You first create a SKLearnProcessor

from sagemaker.sklearn.processing import SKLearnProcessor

sklearn_processor = SKLearnProcessor(framework_version='0.20.0',
                                 role='[Your SageMaker-compatible IAM role]',
                                 instance_type='ml.m5.xlarge',
                                 instance_count=1)

Then you can run a Scikit-Learn script preprocessing.py in a processing job. In this example, our script takes one input from S3 and one command-line argument, processes the data, then splits the data into two datasets for output.

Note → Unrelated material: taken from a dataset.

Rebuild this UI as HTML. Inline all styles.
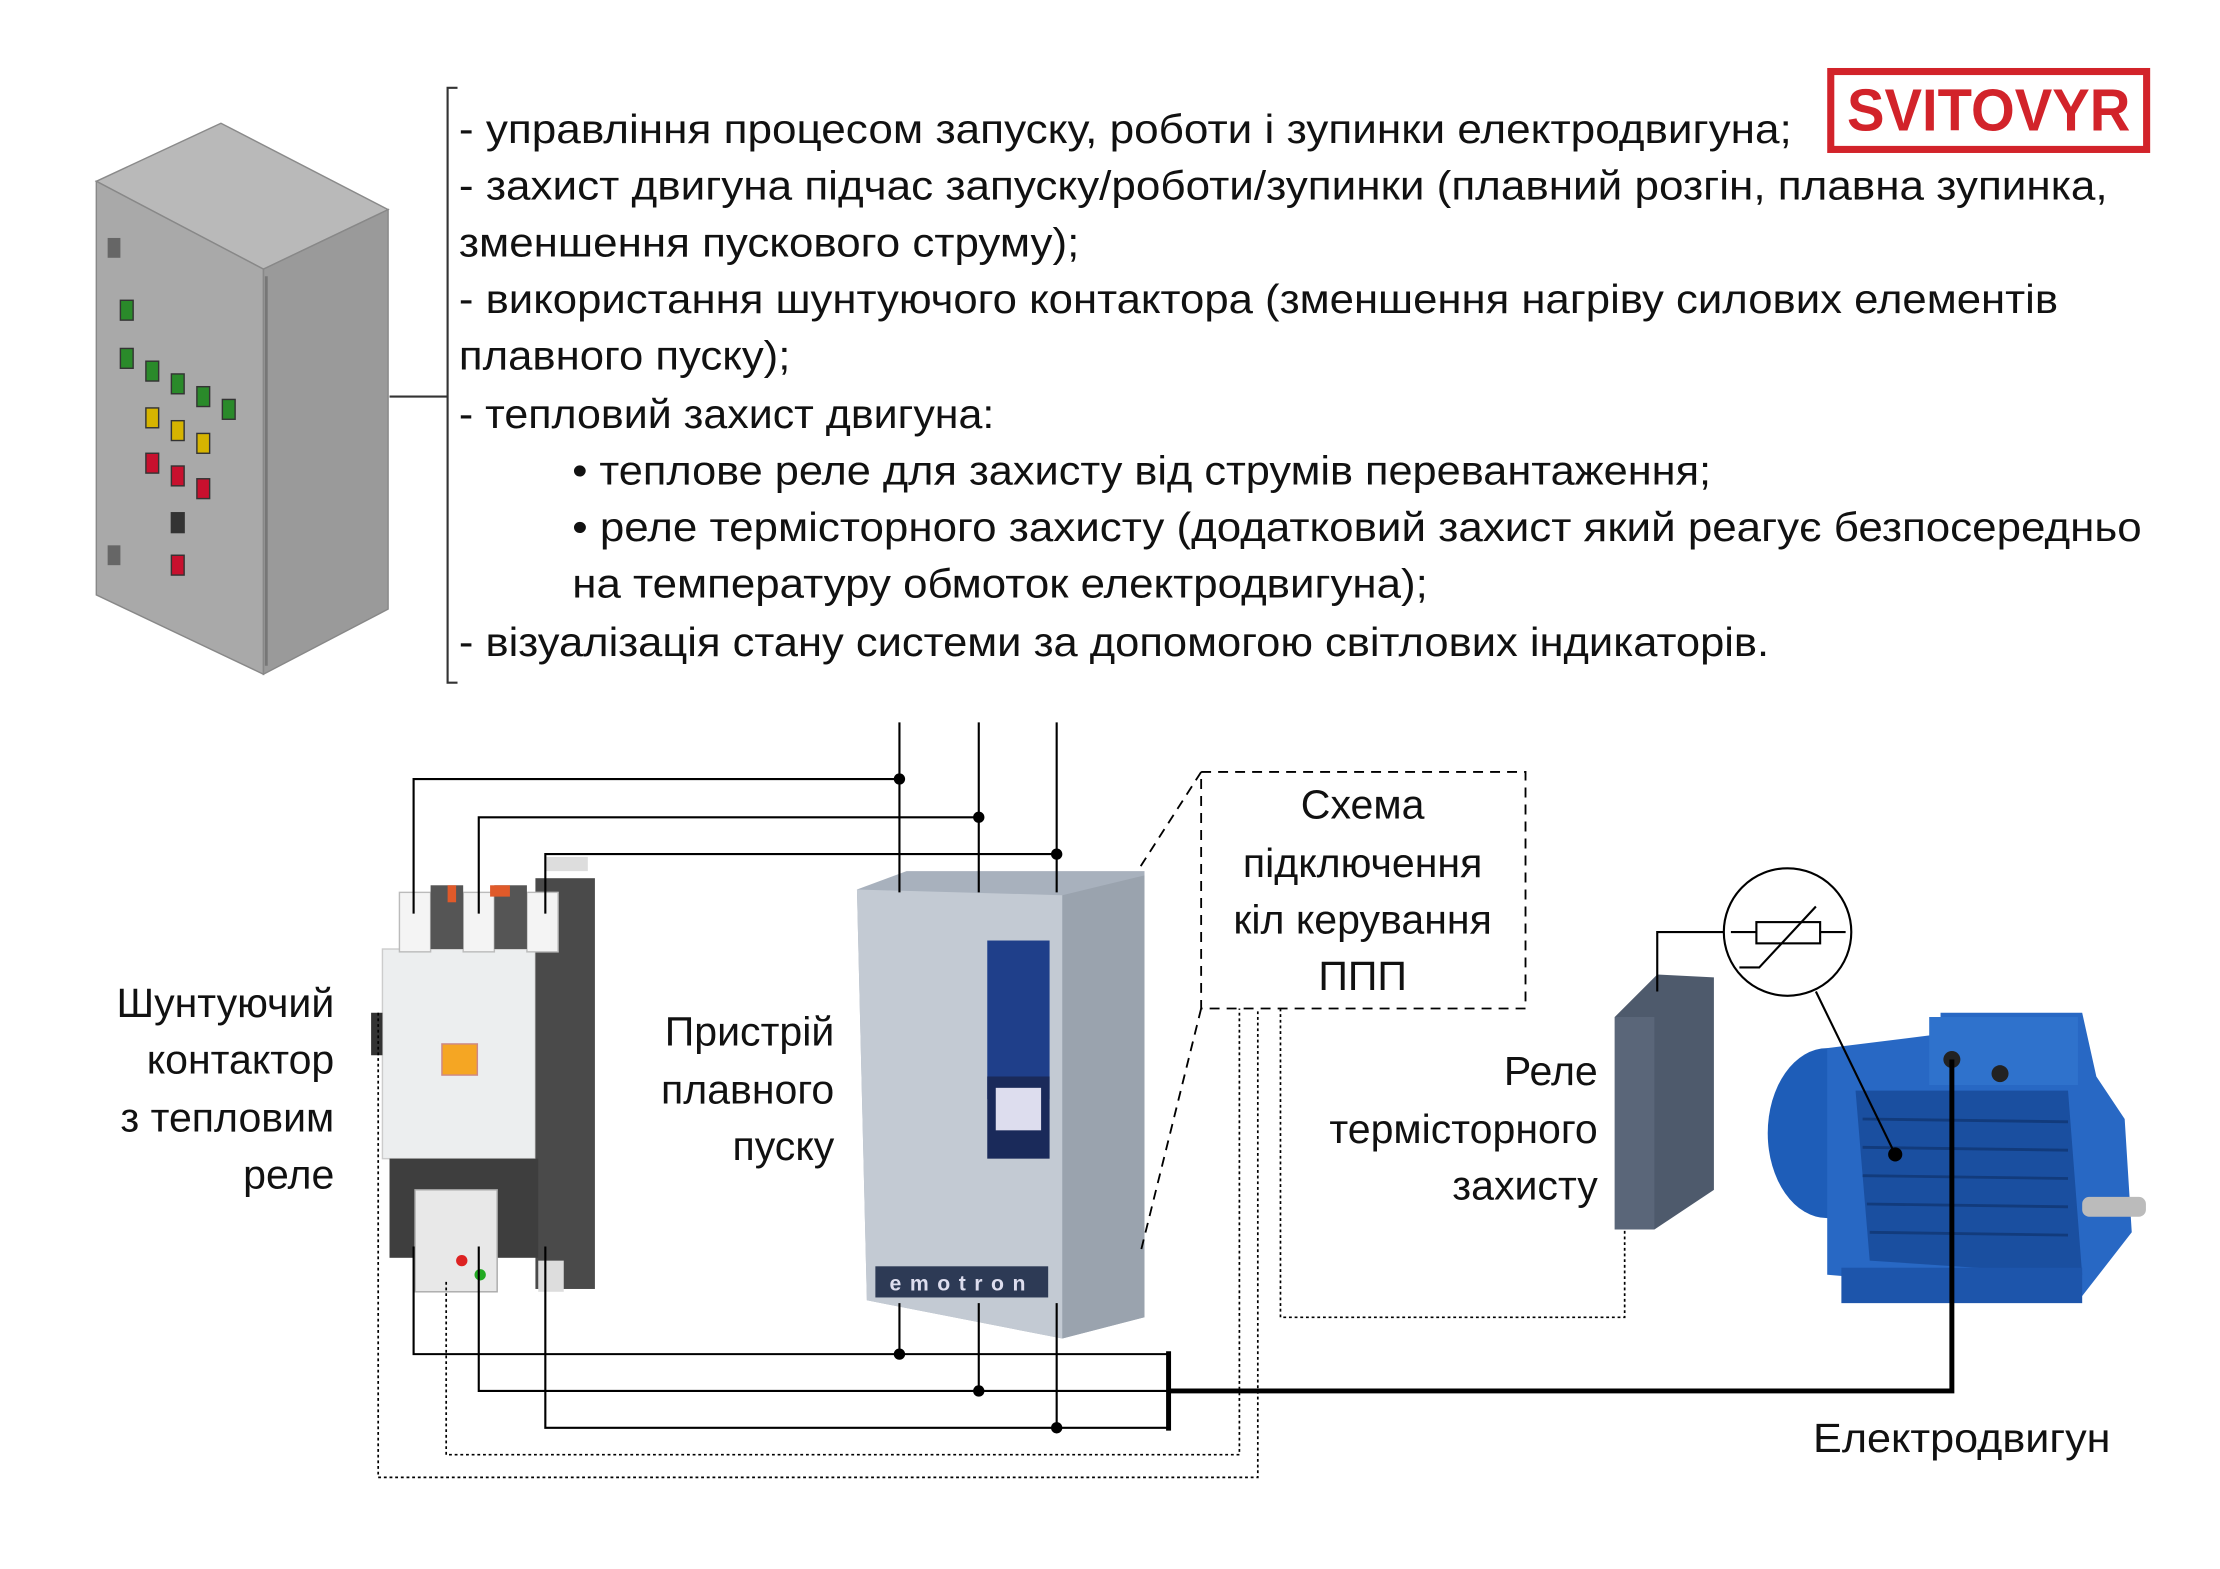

When the job is finished, we can retrive the output from S3.

from sagemaker.processing import ProcessingInput, ProcessingOutput

sklearn_processor.run(code='preprocessing.py',
                  inputs=[ProcessingInput(
                    source='s3://your-bucket/path/to/your/data,
                    destination='/opt/ml/processing/input')],
                  outputs=[ProcessingOutput(output_name='train_data',
                                            source='/opt/ml/processing/train'),
                           ProcessingOutput(output_name='test_data',
                                            source='/opt/ml/processing/test')],
                  arguments=['--train-test-split-ratio', '0.2']
                 )

preprocessing_job_description = sklearn_processor.jobs[-1].describe()

For an in-depth look, please see the Scikit-Learn Data Processing and Model Evaluation example notebook.

Data Pre-Processing with Spark

You can use the ScriptProcessor class to run a script in a processing container, including your own container.

This example shows how you can run a processing job inside of a container that can run a Spark script called preprocess.py by invoking a command /opt/program/submit inside the container.

from sagemaker.processing import ScriptProcessor, ProcessingInput

spark_processor = ScriptProcessor(base_job_name='spark-preprocessor',
                              image_uri='<ECR repository URI to your Spark processing image>',
                              command=['/opt/program/submit'],
                              role=role,
                              instance_count=2,
                              instance_type='ml.r5.xlarge',
                              max_runtime_in_seconds=1200,
                              env={'mode': 'python'})

spark_processor.run(code='preprocess.py',
                arguments=['s3_input_bucket', bucket,
                           's3_input_key_prefix', input_prefix,
                           's3_output_bucket', bucket,
                           's3_output_key_prefix', input_preprocessed_prefix],
                logs=False)

For an in-depth look, please see the Feature Transformation with Spark example notebook.